Your task: Pictures are to be left out. Copy exactly the lines from the one containing "Convert this chart" to the one containing "Chart.register(...registerables);", both ends kept.

###

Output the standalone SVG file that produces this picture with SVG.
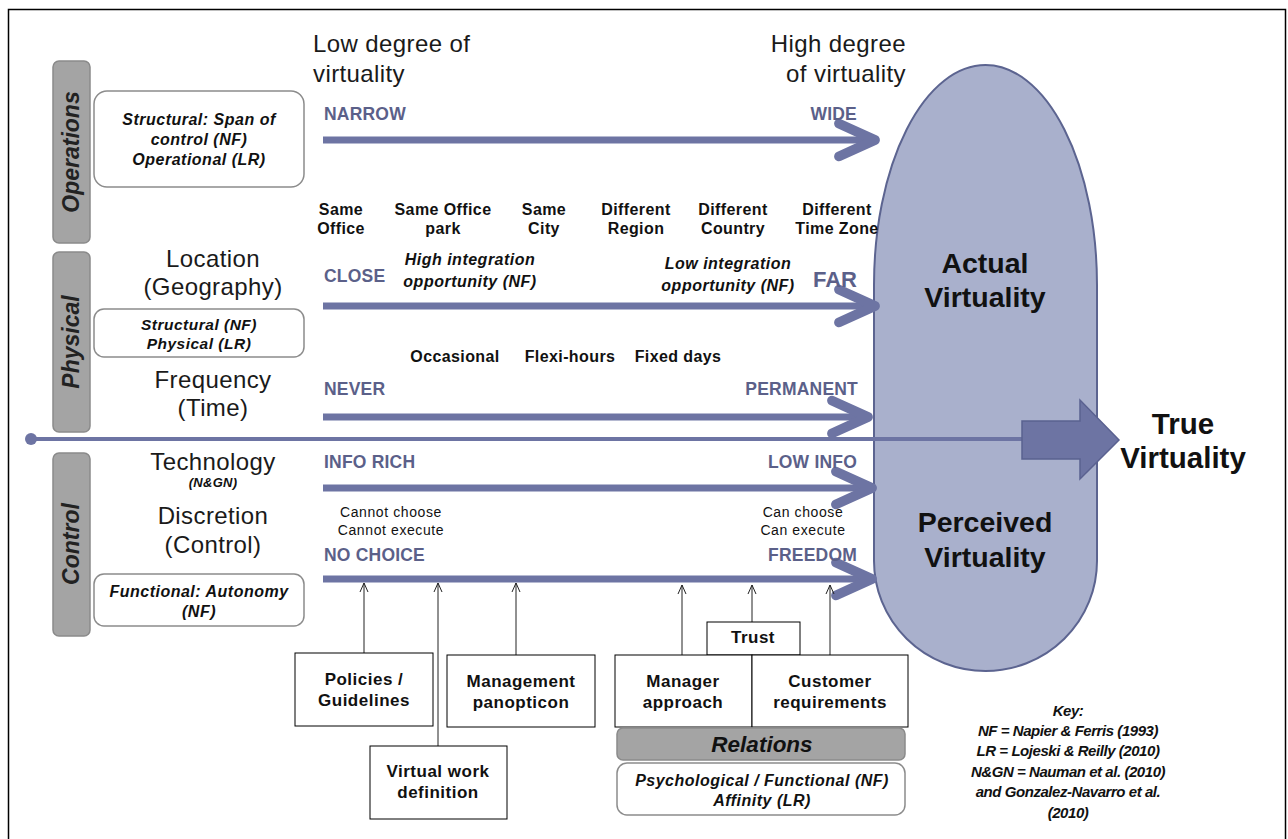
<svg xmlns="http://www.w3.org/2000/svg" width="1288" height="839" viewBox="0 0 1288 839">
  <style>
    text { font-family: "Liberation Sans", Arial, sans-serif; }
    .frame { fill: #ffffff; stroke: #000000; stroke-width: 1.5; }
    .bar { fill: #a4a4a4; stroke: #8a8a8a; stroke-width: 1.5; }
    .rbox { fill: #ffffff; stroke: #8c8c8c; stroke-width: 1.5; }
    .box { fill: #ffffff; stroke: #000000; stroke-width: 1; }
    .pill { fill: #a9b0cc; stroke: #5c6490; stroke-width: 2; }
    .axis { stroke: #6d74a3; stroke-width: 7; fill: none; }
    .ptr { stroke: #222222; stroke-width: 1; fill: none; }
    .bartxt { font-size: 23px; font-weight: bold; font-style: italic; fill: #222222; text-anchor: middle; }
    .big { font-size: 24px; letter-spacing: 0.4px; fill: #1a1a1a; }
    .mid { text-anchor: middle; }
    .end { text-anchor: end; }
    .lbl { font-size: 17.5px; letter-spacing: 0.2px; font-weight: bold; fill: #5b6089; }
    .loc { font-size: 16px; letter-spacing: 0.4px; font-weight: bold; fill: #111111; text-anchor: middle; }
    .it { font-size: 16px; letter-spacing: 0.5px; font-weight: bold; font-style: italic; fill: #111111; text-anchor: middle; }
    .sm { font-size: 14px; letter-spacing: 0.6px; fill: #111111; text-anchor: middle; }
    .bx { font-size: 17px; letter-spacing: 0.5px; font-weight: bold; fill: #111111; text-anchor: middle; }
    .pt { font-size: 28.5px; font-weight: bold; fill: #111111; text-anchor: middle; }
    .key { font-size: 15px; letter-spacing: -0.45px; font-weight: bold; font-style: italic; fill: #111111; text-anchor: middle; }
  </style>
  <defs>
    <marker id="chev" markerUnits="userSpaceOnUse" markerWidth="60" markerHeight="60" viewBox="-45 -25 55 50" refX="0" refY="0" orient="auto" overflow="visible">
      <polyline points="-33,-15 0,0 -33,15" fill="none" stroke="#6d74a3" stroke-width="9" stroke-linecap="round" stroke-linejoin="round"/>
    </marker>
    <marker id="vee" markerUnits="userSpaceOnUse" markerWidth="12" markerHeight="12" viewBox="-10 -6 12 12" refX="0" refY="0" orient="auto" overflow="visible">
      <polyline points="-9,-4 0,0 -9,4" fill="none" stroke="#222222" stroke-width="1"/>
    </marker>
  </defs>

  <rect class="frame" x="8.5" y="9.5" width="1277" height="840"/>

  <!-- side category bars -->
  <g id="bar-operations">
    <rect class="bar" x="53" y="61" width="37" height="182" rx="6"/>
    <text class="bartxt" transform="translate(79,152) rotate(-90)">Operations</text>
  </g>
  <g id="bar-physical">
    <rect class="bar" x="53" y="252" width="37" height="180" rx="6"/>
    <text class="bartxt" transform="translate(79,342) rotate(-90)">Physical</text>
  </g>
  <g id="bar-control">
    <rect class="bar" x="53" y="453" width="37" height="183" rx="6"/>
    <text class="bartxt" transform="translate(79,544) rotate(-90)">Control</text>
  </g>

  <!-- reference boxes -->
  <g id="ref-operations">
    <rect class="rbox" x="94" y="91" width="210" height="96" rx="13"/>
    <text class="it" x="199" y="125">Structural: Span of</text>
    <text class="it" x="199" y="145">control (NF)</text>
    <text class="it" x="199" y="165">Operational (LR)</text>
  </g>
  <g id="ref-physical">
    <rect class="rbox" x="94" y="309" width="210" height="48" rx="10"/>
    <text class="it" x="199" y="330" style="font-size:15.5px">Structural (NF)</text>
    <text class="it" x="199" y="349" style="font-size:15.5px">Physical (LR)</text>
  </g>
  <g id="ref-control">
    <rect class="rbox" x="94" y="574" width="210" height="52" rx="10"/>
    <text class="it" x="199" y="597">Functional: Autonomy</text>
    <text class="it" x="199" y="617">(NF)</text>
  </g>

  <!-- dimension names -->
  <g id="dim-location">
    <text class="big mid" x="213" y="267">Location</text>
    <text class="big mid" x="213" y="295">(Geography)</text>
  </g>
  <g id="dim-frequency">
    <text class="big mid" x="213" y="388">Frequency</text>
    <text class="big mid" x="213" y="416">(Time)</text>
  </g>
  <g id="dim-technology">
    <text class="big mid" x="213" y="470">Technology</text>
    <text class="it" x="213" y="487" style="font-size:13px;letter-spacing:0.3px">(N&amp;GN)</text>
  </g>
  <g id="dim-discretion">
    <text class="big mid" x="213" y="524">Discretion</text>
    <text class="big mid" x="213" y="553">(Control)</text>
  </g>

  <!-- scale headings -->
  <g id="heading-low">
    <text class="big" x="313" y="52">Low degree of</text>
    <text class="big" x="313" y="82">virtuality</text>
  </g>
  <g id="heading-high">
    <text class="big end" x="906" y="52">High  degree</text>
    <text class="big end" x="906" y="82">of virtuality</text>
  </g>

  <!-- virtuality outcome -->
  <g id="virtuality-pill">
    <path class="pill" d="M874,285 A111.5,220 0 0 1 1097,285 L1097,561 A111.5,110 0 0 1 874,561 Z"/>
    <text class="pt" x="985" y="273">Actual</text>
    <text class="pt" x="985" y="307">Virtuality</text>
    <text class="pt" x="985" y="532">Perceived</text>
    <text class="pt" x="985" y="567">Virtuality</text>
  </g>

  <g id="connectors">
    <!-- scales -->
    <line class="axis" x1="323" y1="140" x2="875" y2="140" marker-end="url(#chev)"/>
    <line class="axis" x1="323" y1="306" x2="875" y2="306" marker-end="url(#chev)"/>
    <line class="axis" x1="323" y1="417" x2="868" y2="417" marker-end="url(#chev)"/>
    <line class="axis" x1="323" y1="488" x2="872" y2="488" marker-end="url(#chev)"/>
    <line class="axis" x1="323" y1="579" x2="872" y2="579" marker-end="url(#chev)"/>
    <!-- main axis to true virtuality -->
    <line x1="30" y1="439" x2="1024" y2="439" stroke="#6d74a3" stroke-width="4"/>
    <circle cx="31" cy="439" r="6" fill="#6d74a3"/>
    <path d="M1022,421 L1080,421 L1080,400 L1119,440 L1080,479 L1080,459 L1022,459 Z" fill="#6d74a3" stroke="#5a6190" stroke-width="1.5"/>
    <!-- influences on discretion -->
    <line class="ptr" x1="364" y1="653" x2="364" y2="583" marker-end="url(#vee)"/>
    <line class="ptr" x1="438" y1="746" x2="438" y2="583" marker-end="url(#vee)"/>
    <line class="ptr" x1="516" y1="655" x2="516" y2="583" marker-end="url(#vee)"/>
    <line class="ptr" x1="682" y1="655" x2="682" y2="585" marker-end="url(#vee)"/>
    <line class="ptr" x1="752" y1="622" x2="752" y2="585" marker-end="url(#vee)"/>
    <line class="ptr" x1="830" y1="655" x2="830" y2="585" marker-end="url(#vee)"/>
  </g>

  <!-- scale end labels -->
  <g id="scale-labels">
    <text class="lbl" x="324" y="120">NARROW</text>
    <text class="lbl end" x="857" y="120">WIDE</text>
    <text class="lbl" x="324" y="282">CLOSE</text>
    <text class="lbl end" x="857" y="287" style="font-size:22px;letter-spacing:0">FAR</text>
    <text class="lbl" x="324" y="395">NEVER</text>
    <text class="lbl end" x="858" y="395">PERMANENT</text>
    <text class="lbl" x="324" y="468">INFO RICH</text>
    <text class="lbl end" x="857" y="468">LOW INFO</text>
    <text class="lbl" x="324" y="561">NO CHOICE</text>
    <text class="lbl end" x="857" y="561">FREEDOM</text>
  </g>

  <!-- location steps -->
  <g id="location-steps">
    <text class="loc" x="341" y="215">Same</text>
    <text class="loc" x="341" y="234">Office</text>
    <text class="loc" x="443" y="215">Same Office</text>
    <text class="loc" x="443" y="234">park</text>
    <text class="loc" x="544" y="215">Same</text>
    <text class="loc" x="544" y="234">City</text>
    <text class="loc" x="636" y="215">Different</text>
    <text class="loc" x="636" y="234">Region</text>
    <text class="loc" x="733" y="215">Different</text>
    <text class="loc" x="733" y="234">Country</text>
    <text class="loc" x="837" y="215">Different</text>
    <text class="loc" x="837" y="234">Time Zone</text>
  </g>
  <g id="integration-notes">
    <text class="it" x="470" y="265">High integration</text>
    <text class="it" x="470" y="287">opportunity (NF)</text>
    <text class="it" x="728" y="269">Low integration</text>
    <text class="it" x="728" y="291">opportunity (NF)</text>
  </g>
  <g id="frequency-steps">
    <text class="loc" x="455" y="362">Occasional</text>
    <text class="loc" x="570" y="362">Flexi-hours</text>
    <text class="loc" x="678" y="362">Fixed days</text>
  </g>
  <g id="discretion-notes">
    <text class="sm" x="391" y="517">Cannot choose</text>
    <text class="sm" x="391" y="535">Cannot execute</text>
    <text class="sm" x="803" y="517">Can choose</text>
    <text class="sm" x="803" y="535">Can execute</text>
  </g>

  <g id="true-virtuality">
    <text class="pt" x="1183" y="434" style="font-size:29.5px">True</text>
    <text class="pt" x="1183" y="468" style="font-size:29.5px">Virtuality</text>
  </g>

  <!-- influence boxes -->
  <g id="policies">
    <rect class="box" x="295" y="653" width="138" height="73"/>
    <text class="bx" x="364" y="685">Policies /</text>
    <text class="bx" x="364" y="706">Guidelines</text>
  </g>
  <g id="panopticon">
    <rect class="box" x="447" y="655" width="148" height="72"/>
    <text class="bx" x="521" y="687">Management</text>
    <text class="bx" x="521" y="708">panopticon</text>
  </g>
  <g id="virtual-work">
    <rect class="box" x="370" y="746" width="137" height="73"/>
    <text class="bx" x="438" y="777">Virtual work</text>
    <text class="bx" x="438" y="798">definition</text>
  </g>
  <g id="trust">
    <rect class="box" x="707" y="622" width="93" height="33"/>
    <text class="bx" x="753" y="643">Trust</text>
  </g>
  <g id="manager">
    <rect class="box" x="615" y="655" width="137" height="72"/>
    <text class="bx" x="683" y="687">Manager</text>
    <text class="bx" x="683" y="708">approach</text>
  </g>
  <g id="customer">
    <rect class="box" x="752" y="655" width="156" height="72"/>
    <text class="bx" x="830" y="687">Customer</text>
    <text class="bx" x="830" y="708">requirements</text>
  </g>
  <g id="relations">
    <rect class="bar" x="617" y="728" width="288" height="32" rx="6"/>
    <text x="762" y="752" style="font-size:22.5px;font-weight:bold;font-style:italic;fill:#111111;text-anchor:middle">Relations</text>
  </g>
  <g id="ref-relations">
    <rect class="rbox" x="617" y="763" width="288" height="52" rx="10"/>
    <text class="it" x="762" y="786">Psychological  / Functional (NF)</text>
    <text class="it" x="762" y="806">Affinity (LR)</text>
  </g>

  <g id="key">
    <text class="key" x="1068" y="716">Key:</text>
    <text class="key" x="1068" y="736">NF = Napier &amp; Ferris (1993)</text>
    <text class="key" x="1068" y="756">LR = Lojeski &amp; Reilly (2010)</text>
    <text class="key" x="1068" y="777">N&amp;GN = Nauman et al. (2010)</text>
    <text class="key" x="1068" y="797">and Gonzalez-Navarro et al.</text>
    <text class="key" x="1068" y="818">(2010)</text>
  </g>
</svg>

###

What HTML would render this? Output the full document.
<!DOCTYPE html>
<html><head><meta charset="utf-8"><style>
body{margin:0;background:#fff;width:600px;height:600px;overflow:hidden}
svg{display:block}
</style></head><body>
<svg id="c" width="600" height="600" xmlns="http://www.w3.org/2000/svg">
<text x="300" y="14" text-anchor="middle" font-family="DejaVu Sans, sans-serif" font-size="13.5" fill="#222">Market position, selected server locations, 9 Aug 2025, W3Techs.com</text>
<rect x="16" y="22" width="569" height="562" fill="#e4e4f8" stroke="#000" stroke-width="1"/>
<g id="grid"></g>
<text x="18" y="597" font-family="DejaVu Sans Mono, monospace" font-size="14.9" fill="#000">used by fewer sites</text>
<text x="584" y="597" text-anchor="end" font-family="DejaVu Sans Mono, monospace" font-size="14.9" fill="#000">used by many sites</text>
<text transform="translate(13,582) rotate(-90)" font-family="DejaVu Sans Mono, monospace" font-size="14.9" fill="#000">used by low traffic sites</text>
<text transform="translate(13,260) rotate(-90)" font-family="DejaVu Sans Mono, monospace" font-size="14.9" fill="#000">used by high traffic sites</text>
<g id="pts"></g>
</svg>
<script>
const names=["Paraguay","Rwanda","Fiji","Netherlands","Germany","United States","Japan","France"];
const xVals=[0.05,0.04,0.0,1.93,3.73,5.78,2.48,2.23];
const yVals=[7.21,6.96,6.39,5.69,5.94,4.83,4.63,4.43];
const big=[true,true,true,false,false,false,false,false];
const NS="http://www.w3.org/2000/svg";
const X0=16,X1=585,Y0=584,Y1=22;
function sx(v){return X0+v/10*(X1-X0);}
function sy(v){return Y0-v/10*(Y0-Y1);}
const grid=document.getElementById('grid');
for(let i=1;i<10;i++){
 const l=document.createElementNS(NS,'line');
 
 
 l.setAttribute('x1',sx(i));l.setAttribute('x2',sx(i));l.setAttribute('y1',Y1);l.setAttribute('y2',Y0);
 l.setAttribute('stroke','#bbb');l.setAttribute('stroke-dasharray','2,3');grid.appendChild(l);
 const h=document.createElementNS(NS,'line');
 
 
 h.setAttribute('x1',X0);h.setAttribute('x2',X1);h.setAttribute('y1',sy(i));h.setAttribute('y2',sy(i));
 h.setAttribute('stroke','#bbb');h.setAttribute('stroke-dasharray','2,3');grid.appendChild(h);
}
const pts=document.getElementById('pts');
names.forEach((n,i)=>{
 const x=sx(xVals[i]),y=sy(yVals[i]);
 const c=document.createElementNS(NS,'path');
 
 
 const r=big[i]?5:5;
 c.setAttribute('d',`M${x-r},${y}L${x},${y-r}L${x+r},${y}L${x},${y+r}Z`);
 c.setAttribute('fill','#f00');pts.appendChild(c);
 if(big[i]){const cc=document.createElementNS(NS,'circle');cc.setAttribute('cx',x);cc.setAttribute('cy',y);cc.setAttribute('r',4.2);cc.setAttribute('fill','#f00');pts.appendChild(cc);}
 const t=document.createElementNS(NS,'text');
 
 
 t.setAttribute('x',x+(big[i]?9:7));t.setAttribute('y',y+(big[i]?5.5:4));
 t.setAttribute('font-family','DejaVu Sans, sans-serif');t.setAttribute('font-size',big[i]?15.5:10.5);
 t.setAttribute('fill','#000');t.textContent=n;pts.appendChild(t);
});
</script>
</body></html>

###

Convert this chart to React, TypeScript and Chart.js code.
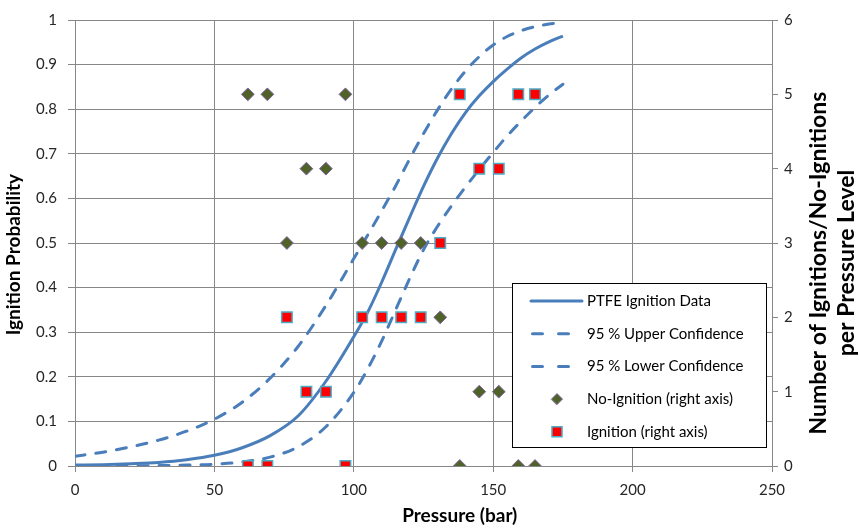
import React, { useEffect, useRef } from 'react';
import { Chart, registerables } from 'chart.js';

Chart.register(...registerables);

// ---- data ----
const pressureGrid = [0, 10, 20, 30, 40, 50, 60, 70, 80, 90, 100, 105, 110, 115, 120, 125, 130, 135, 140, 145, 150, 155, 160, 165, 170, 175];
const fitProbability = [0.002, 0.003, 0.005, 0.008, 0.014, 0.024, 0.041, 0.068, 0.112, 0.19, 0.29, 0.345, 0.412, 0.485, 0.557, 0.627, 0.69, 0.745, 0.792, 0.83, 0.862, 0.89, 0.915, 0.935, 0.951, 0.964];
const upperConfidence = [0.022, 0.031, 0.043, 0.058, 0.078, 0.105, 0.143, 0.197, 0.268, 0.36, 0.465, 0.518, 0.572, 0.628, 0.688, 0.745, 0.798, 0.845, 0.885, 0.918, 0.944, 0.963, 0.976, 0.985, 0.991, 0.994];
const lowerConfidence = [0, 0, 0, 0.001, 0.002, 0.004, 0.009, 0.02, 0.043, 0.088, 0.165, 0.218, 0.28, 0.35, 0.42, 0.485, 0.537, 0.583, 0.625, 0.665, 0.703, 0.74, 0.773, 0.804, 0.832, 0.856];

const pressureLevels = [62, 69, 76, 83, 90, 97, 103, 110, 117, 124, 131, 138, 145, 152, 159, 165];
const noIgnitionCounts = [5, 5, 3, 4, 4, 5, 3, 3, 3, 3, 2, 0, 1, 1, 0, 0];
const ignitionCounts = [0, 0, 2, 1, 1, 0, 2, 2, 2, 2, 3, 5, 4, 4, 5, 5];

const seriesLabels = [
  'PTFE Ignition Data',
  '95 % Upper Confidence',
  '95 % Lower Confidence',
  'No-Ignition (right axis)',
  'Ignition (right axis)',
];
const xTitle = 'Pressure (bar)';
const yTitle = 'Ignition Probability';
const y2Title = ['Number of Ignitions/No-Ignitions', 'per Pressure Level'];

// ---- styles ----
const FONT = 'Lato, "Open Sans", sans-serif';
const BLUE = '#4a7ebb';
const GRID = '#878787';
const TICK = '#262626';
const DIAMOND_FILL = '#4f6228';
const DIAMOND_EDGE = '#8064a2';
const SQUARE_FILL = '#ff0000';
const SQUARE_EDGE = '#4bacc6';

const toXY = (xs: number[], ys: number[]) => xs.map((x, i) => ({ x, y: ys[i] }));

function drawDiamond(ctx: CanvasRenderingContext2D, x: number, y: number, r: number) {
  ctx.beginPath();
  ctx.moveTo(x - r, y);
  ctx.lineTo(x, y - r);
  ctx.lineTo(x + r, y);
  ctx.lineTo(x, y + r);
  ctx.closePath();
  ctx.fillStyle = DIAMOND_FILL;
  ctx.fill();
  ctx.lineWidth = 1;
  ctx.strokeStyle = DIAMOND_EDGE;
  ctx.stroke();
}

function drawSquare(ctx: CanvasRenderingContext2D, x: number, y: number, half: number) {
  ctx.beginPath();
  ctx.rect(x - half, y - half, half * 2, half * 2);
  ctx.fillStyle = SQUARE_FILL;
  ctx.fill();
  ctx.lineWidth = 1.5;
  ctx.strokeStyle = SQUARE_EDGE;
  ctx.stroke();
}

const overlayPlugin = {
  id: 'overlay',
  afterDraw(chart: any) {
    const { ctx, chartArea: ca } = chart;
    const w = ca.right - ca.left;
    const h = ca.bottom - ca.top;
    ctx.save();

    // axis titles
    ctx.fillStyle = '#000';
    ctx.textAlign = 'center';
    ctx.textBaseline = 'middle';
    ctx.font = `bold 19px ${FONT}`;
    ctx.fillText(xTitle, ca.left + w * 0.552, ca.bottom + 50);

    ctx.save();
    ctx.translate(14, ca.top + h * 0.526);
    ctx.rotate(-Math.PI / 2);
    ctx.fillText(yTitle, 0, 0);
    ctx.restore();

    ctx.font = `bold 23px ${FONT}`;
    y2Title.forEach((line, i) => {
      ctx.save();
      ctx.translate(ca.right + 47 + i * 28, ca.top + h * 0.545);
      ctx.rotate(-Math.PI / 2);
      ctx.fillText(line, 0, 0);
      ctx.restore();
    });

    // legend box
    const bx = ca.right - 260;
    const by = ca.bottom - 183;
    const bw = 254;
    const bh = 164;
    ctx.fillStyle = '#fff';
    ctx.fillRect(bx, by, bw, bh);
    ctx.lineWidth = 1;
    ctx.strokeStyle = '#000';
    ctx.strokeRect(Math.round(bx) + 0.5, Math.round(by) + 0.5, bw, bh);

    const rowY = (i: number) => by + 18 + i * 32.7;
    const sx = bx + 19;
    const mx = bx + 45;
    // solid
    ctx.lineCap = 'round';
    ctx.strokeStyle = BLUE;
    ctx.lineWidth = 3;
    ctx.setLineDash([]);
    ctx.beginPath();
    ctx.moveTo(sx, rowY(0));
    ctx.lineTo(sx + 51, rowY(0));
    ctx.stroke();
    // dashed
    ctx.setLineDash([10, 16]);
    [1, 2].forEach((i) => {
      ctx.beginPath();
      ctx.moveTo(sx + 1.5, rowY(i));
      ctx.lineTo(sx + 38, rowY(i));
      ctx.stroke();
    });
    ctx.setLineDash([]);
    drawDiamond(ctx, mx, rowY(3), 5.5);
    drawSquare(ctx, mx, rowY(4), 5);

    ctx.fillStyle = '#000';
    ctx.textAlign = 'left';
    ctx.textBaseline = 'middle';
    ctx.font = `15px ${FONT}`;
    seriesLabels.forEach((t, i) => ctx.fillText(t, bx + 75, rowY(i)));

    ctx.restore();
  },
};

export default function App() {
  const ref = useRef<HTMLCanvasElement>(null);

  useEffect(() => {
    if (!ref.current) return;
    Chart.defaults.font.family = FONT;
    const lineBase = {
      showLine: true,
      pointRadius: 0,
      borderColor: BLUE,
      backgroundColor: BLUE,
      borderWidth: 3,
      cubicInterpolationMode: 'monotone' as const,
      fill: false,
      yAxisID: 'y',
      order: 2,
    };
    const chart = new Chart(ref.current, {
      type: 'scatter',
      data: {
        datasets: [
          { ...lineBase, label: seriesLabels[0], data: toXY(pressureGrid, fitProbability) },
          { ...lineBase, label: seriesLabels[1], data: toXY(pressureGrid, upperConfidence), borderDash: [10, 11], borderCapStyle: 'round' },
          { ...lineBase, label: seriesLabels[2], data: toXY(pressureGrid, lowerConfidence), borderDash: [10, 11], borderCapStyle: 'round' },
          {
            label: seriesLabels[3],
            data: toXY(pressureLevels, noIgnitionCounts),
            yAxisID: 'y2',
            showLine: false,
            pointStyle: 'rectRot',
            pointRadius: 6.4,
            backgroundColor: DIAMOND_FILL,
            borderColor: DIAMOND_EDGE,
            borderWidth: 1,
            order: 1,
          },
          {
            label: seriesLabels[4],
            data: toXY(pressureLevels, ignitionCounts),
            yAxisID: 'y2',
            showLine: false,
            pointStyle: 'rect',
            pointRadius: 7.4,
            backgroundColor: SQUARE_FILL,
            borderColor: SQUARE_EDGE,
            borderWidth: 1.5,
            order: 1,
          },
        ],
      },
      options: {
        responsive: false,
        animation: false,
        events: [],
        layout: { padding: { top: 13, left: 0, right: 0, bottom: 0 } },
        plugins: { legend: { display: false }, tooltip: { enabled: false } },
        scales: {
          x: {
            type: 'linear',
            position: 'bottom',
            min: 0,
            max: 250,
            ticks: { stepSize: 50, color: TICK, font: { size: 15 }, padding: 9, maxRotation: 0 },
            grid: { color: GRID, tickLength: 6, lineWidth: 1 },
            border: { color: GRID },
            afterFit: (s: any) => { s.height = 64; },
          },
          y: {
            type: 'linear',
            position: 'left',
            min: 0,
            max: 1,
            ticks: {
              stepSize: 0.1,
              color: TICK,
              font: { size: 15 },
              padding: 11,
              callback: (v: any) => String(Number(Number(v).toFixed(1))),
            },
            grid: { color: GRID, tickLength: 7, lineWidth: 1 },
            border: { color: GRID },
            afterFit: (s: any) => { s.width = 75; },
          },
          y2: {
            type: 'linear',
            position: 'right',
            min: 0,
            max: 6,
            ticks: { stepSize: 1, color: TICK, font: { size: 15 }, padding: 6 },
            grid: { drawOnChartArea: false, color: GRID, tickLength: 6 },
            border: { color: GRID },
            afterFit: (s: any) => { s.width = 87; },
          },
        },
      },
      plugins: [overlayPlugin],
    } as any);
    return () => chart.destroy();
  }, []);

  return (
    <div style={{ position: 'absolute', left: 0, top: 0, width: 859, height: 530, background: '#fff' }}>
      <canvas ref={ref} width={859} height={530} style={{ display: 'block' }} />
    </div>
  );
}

###

Complete answer:
Convert this chart to React, TypeScript and Chart.js code.
import React, { useEffect, useRef } from 'react';
import { Chart, registerables } from 'chart.js';

Chart.register(...registerables);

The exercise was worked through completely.